Microservices Example
Microservices break down applications into their core functionality, and each of these functions is called a
service. Each service is built and deployed independently, which allows services to fail without completely taking down other related services.
I often think about when I use an online store. When I search for a product, the search function is its own service. When I place items into a shopping cart, it’s another service. If there’s a recommendation engine, this is yet another service offered to me as the customer, running with a graph database for its data store. The microservices design also allows increased scalability for an application.
Microservices Architecture Framework vs. Monolithic vs. SOA
As mentioned earlier, microservices aren’t fundamentally new. For various reasons—including performance, costs, and flexibility—organizations moved from monolithic applications to a model built around web services. Each service in an SOA was organized around a specific business process, just as microservices are. SOA differed from microservices in that groups of applications communicated through an enterprise service bus, which adhered to a specific communications protocol.
Although SOA grew in acceptance, it was hampered by its complexity. In my experience working on SOA systems, the complexity made applications hard to build and nearly impossible to debug.
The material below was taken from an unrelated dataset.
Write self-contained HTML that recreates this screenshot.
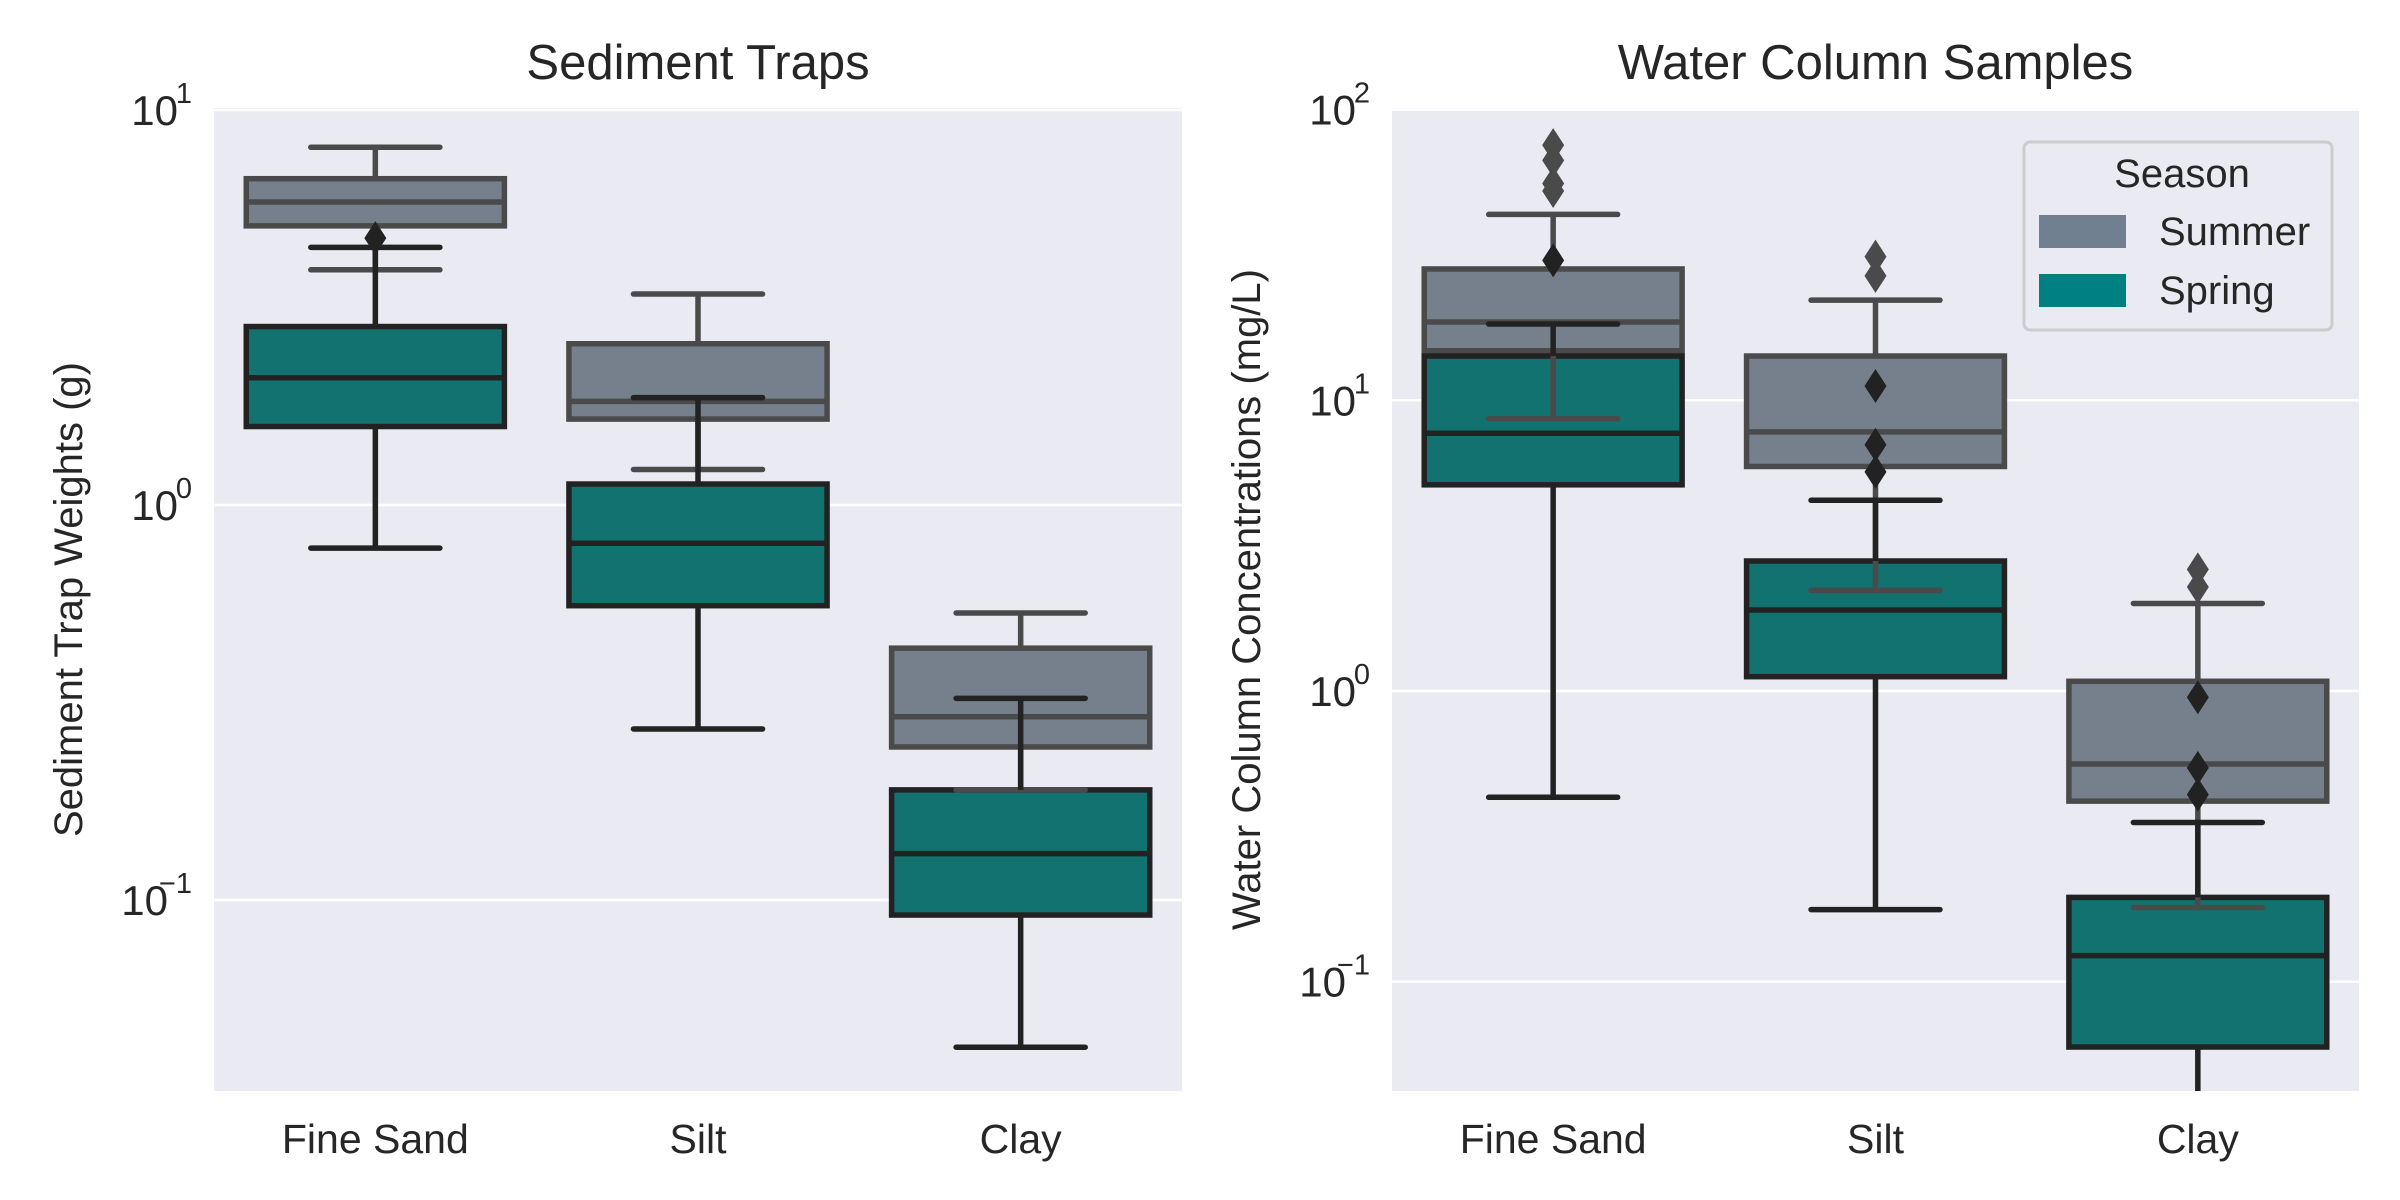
<!DOCTYPE html>
<html><head><meta charset="utf-8">
<style>
html,body{margin:0;padding:0;background:#fff;}
svg{display:block;font-family:"Liberation Sans",Arial,sans-serif;}
</style></head>
<body>
<svg id="fig" width="2400" height="1200" viewBox="0 0 2400 1200" xmlns="http://www.w3.org/2000/svg"></svg>
<script>
const categories = ["Fine Sand", "Silt", "Clay"];
const seasons = ["Summer", "Spring"];
// [lowerWhisker, Q1, median, Q3, upperWhisker] per category
const trapSummer = [[3.94,5.09,5.85,6.7,8.05],[1.23,1.65,1.83,2.56,3.42],[0.19,0.244,0.291,0.434,0.533]];
const trapSpring = [[0.778,1.58,2.10,2.83,4.49],[0.271,0.556,0.80,1.13,1.87],[0.0424,0.0916,0.131,0.19,0.324]];
const trapOutSummer = [[],[],[]];
const trapOutSpring = [[4.74],[],[]];
const waterSummer = [[8.64,14.8,18.6,28.3,43.6],[2.22,5.92,7.79,14.2,22.1],[0.18,0.418,0.561,1.08,2.0]];
const waterSpring = [[0.431,5.12,7.7,14.2,18.3],[0.177,1.12,1.90,2.80,4.53],[0.02,0.0596,0.123,0.195,0.353]];
const waterOutSummer = [[75.5,66.9,55.7,52.5],[31.2,26.8],[2.62,2.28]];
const waterOutSpring = [[30.3],[11.2,7.03,5.67],[0.952,0.544,0.44]];
const trapTicks = [-1,0,1];
const waterTicks = [-1,0,1,2];

const NS="http://www.w3.org/2000/svg";
const svg=document.getElementById('fig');
function mk(tag,attrs,parent){const e=document.createElementNS(NS,tag);for(const k in attrs)e.setAttribute(k,attrs[k]);(parent||svg).appendChild(e);return e;}

const fills={Summer:"#75808c",Spring:"#127270"};
const edges={Summer:"#4a4a4a",Spring:"#222222"};

function panel(cfg){
  const g=mk('g',{});
  
  
  const L=cfg.left,R=cfg.right,T=108,B=1091;
  const yScale=v=>cfg.y0-cfg.dec*Math.log10(v);
  const step=(R-L)/categories.length;
  const xScale=i=>L+step*(i+0.5);
  const bg=mk('rect',{x:L,y:T,width:R-L,height:B-T,fill:"#eaeaf2"},g);
  
  
  const cp=mk('clipPath',{id:cfg.name+'-clip'},g);
  mk('rect',{x:L,y:T,width:R-L,height:B-T},cp);
  cfg.ticks.forEach(t=>{
    const y=yScale(Math.pow(10,t));
    const gl=mk('line',{x1:L,x2:R,y1:y,y2:y,stroke:"#fff","stroke-width":2.5},g);
    
    
    const tx=mk('text',{x:L-22-(t<0?24:14),y:y+15,"font-size":42,fill:"#262626","text-anchor":"end"},g);
    tx.textContent="10";
    
    
    const sp=mk('text',{x:L-22,y:y-7,"font-size":29,fill:"#262626","text-anchor":"end"},g);
    sp.textContent=(t<0?"\u2212":"")+Math.abs(t);
    
    
  });
  const plot=mk('g',{"clip-path":"url(#"+cfg.name+"-clip)"},g);
  const bw=step*0.8, cw=bw*0.5, lw=5.5;
  const series=[["Summer",cfg.summer,cfg.outSummer],["Spring",cfg.spring,cfg.outSpring]];
  series.forEach(([s,data])=>{
    data.forEach((d,i)=>{
      const x=xScale(i);
      const r=mk('rect',{x:x-bw/2,y:yScale(d[3]),width:bw,height:yScale(d[1])-yScale(d[3]),fill:fills[s],stroke:edges[s],"stroke-width":lw},plot);
      
      
    });
  });
  series.forEach(([s,data,outs])=>{
    data.forEach((d,i)=>{
      const x=xScale(i);
      const c=edges[s];
      const w1=mk('line',{x1:x,x2:x,y1:yScale(d[0]),y2:yScale(d[1]),stroke:c,"stroke-width":lw},plot);
      
      
      const w2=mk('line',{x1:x,x2:x,y1:yScale(d[3]),y2:yScale(d[4]),stroke:c,"stroke-width":lw},plot);
      
      
      [d[0],d[4]].forEach(v=>{
        const cap=mk('line',{x1:x-cw/2,x2:x+cw/2,y1:yScale(v),y2:yScale(v),stroke:c,"stroke-width":lw,"stroke-linecap":"round"},plot);
        
        
      });
      const m=mk('line',{x1:x-bw/2,x2:x+bw/2,y1:yScale(d[2]),y2:yScale(d[2]),stroke:c,"stroke-width":lw},plot);
      
      
      outs[i].forEach(v=>{
        const y=yScale(v);
        const p=mk('polygon',{points:`${x},${y-17} ${x+11},${y} ${x},${y+17} ${x-11},${y}`,fill:c},plot);
        
        
      });
    });
  });
  categories.forEach((c,i)=>{
    const t=mk('text',{x:xScale(i),y:1153,"font-size":41,fill:"#262626","text-anchor":"middle"},g);
    t.textContent=c;
    
    
  });
  const ti=mk('text',{x:(L+R)/2,y:79,"font-size":49,fill:"#262626","text-anchor":"middle"},g);
  ti.textContent=cfg.title;
  
  
  const yl=mk('text',{x:0,y:0,"font-size":40,fill:"#262626","text-anchor":"middle",transform:`translate(${cfg.ylx},${(T+B)/2}) rotate(-90)`},g);
  yl.textContent=cfg.ylabel;
  
  
}

panel({name:"sediment-traps-panel",left:214,right:1182,y0:505,dec:395,ticks:trapTicks,summer:trapSummer,spring:trapSpring,outSummer:trapOutSummer,outSpring:trapOutSpring,title:"Sediment Traps",ylabel:"Sediment Trap Weights (g)",ylx:82});
panel({name:"water-column-panel",left:1392,right:2359,y0:691,dec:290.7,ticks:waterTicks,summer:waterSummer,spring:waterSpring,outSummer:waterOutSummer,outSpring:waterOutSpring,title:"Water Column Samples",ylabel:"Water Column Concentrations (mg/L)",ylx:1260});

const lg=mk('g',{});


mk('rect',{x:2024,y:142,width:308,height:188,rx:6,fill:"#eaeaf2","fill-opacity":0.85,stroke:"#cccccc","stroke-width":3},lg);
const lt=mk('text',{x:2182,y:187,"font-size":40,fill:"#262626","text-anchor":"middle"},lg);
lt.textContent="Season";


const legColors=["#708090","#008080"];
seasons.forEach((s,i)=>{
  const y=[215,274][i];
  const r=mk('rect',{x:2039,y:y,width:87,height:33,fill:legColors[i]},lg);
  
  
  const t=mk('text',{x:2159,y:y+30,"font-size":40,fill:"#262626"},lg);
  t.textContent=s;
  
  
});
</script>
</body></html>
SOA has a lasting impact, causing applications to become more discrete and application development teams to get smaller and more focused on a specific business function.
The Role of Containers in Microservices
Container infrastructure, like in Kubernetes, has made microservices much more viable. If you think back to physical servers, you had to have a physical server in your data center for each service. This model was never scalable as application complexity grew, giving way to virtualization.
Virtualization enables software-defined infrastructure, but the resulting virtual machines (VMs) are still heavy—each computing environment must contain an entire copy of the guest operating system. This means each virtual machine is quite large in terms of storage and takes a lot of time and network to move.
Therefore, developers moved largely to containers, which Netflix popularized. The modern container movement started with Docker and then moved to Kubernetes. Docker is a container runtime designed to allow a workload to share a kernel with the host operating system, which means you need to place only your application code and any library dependencies in a container. Like open-source modules, these containers are published into either public or private repositories.
One of the interesting benefits of Docker is an individual developer can have the whole stack of the application on their laptop, allowing them to develop on their machine, promote to testing environments in the cloud, and ultimately graduate into production. Since the software stack is the same in all those places, you should never run into the “It worked on my machine!” problem frequently seen in the past when problems turned up in production. The ease of deploying infrastructure on public clouds, such as Azure and AWS, further allows small teams to focus on writing code rather than managing hardware.
Key Advantages of Using Microservices Architecture
Microservices provide many benefits to organizations. Though the application architecture mainly focuses on technical outcomes, the software development process allows for more development to be done concurrently. The loose coupling of individual microservices also allows different development cycles for each service, meaning upgrades and new features can be deployed quicker.
Beyond the development benefits, the infrastructure supporting microservices is more inherently fault-tolerant than older systems. In older hardware architectures, to make systems highly available, you had to manage clustering, load balancing, and—in some cases—integration with back-end storage. This architectural style introduced a great deal of complexity to both applications and infrastructure. With modern cloud-native systems like Kubernetes,
high availability is built into the platform. If your container (or Kubernetes Pod) crashes, it’s redeployed onto another node to ensure the application stays online.
Why DevOps Benefits From Microservices
DevOps and microservices have evolved together, driven by consumer demand for various internet services, changing user requirements, and the ever-evolving security threat landscape. The connection between
DevOps benefiting from microservices starts with the approach organizations take to development. Typically, each service has its own dedicated DevOps team dealing with a reduced surface area, letting them become more attuned to fixing and improving their services and
application stack management.
The automation built into Kubernetes and other container platforms can also allow automated testing, packaging, and deployment for each service. This automated testing approach can provide shorter feedback loops, improving the time required to fix bugs in the codebase. Deploying new releases is as simple as pushing the new build into the container registry and updating the production Pod definition to refer to the container image.